Joan Jett is a Projector — built not for endless output but for seeing exactly what a song, a band, or a scene needs and channeling everyone's energy toward it. That's a strange shape for a rock star, a role that usually rewards Generator stamina, but Jett's whole career has been about doing rock and roll her own way. She doesn't tour like a workhorse and never did; she conserves, then detonates.

She found her instrument at fifteen, when her parents bought her a guitar for Christmas and the first teacher she tried told her girls don't play rock and roll. She quit lessons and taught herself. Within two years she'd co-founded The Runaways with Sandy West, scouted by producer Kim Fowley — the kind of recognition that opens a door her Projector wiring needed to step through. The band was a teenage all-girl rock outfit at a moment when the industry had no category for them, and Jett's rhythm guitar was the engine underneath Cherie Currie's vocals and Lita Ford's leads.

When The Runaways collapsed in 1979, Jett was nineteen and broke. She recorded a solo album that twenty-three labels rejected before she and manager Kenny Laguna pressed it themselves and sold it out of the trunk of his Cadillac — the kind of refusal to quit that finds its own purpose in the struggle. They eventually founded Blackheart Records, one of the first independent labels run by a woman. "I Love Rock 'n Roll" hit number one in 1982 and stayed there seven weeks. The song, a cover she'd loved since hearing it on British TV in 1976, was her instinct that something was worth preserving and amplifying — a gift for spotting what others had walked past.

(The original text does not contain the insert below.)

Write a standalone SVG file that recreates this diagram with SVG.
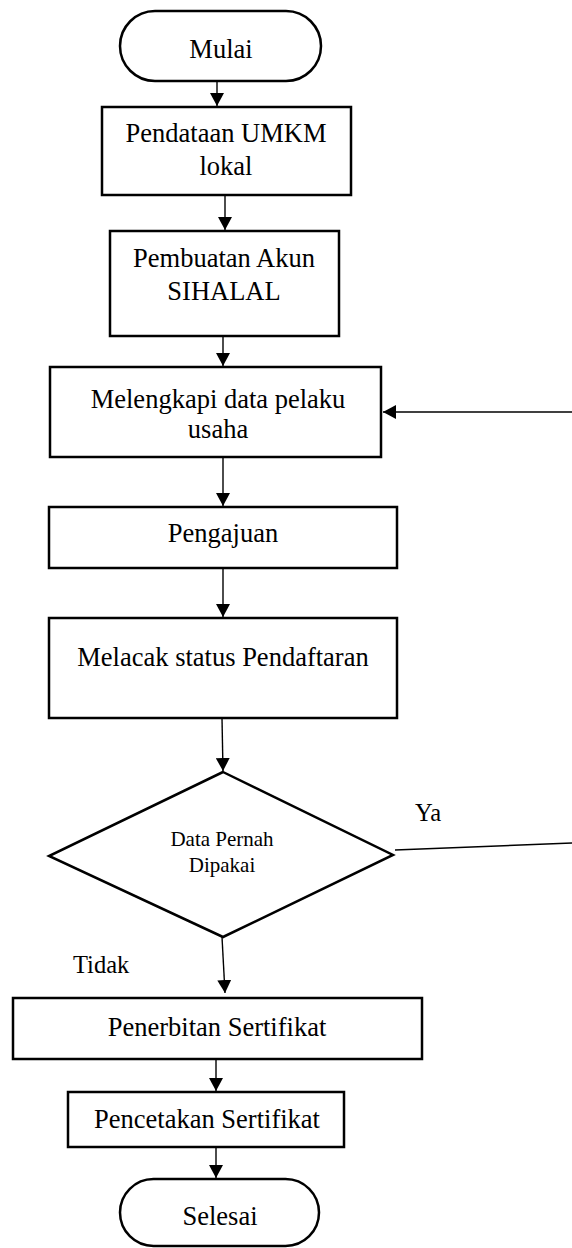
<svg xmlns="http://www.w3.org/2000/svg" width="572" height="1248" viewBox="0 0 572 1248">
<defs>
<style>
.shape{fill:#ffffff;stroke:#000000;stroke-width:2.5}
.t{font-family:"Liberation Serif","Times New Roman",serif;font-size:26.5px;fill:#000000;text-anchor:middle}
.d{font-family:"Liberation Serif","Times New Roman",serif;font-size:21px;fill:#000000;text-anchor:middle}
.lbl{font-family:"Liberation Serif","Times New Roman",serif;font-size:24.5px;fill:#000000}
.c{fill:none;stroke:#000000;stroke-width:1.4}
</style>
<marker id="ah" markerUnits="userSpaceOnUse" markerWidth="14" markerHeight="14" viewBox="0 0 14 14" refX="13" refY="7" orient="auto">
<path d="M0,0 L13,7 L0,14 Z" fill="#000000"/>
</marker>
</defs>
<rect width="572" height="1248" fill="#ffffff"/>

<g id="connectors">
<line class="c" x1="217" y1="81" x2="217" y2="106" marker-end="url(#ah)"/>
<line class="c" x1="225" y1="195" x2="225" y2="230" marker-end="url(#ah)"/>
<line class="c" x1="223" y1="336" x2="223" y2="366" marker-end="url(#ah)"/>
<line class="c" x1="223" y1="457" x2="223" y2="506" marker-end="url(#ah)"/>
<line class="c" x1="223" y1="568" x2="223" y2="617" marker-end="url(#ah)"/>
<line class="c" x1="222" y1="718" x2="223" y2="771" marker-end="url(#ah)"/>
<line class="c" x1="222" y1="937" x2="225" y2="993" marker-end="url(#ah)"/>
<line class="c" x1="216" y1="1059" x2="216" y2="1091" marker-end="url(#ah)"/>
<line class="c" x1="216" y1="1147" x2="216" y2="1178" marker-end="url(#ah)"/>
<line class="c" x1="572" y1="412" x2="383" y2="412" marker-end="url(#ah)"/>
<line class="c" x1="395" y1="850" x2="572" y2="843"/>
<text class="lbl" x="415" y="821">Ya</text>
<text class="lbl" x="73" y="973">Tidak</text>
</g>

<g id="mulai">
<rect class="shape" x="120" y="11" width="201" height="70" rx="35" ry="35"/>
<text class="t" x="221" y="58">Mulai</text>
</g>

<g id="pendataan">
<rect class="shape" x="102" y="107" width="249" height="88"/>
<text class="t" x="226" y="142">Pendataan UMKM</text>
<text class="t" x="226" y="175">lokal</text>
</g>

<g id="pembuatan">
<rect class="shape" x="110" y="231" width="229" height="105"/>
<text class="t" x="224" y="267">Pembuatan Akun</text>
<text class="t" x="224" y="300">SIHALAL</text>
</g>

<g id="melengkapi">
<rect class="shape" x="50" y="367" width="331" height="90"/>
<text class="t" x="218" y="408">Melengkapi data pelaku</text>
<text class="t" x="218" y="438">usaha</text>
</g>

<g id="pengajuan">
<rect class="shape" x="49" y="507" width="348" height="61"/>
<text class="t" x="223" y="542">Pengajuan</text>
</g>

<g id="melacak">
<rect class="shape" x="49" y="618" width="348" height="100"/>
<text class="t" x="223" y="666">Melacak status Pendaftaran</text>
</g>

<g id="keputusan">
<polygon class="shape" points="223,772 393,855 223,937 49,856"/>
<text class="d" x="222" y="846">Data Pernah</text>
<text class="d" x="222" y="872">Dipakai</text>
</g>

<g id="penerbitan">
<rect class="shape" x="13" y="998" width="409" height="61"/>
<text class="t" x="217" y="1036">Penerbitan Sertifikat</text>
</g>

<g id="pencetakan">
<rect class="shape" x="68" y="1092" width="276" height="55"/>
<text class="t" x="207" y="1128">Pencetakan Sertifikat</text>
</g>

<g id="selesai">
<rect class="shape" x="120" y="1179" width="199" height="67" rx="33.5" ry="33.5"/>
<text class="t" x="220" y="1225">Selesai</text>
</g>
</svg>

Her 2/4 profile shows up plainly: famously private, she lives modestly, doesn't do the celebrity circuit, retreats into her vegan, animal-rights work and her Long Beach home — and yet her career has been built entirely through community. Kenny Laguna has been her partner and producer for over forty years. Miley Cyrus, Pink, Bikini Kill, the Foo Fighters — she gets pulled back out by the people who genuinely see her, then disappears again. Her stage uniform — black leather, shag, eyeliner — has barely changed since 1977, a refusal to soften herself for anyone's comfort.

When she sings "I don't give a damn 'bout my bad reputation," it isn't a pose. She fought a decade-long war with a music industry that wanted her to be cuter, more compliant, more marketable, and she simply outlasted them — saying the true thing in the moment it needed saying. She produced the Germs' only studio album, championed the Riot Grrrl movement before most critics knew it existed, and toured for U.S. troops in war zones because she felt called to. She hears the next sound before the mainstream does and has spent her whole career handing the microphone to women coming up behind her.

She was inducted into the Rock and Roll Hall of Fame in 2015. She showed up in leather.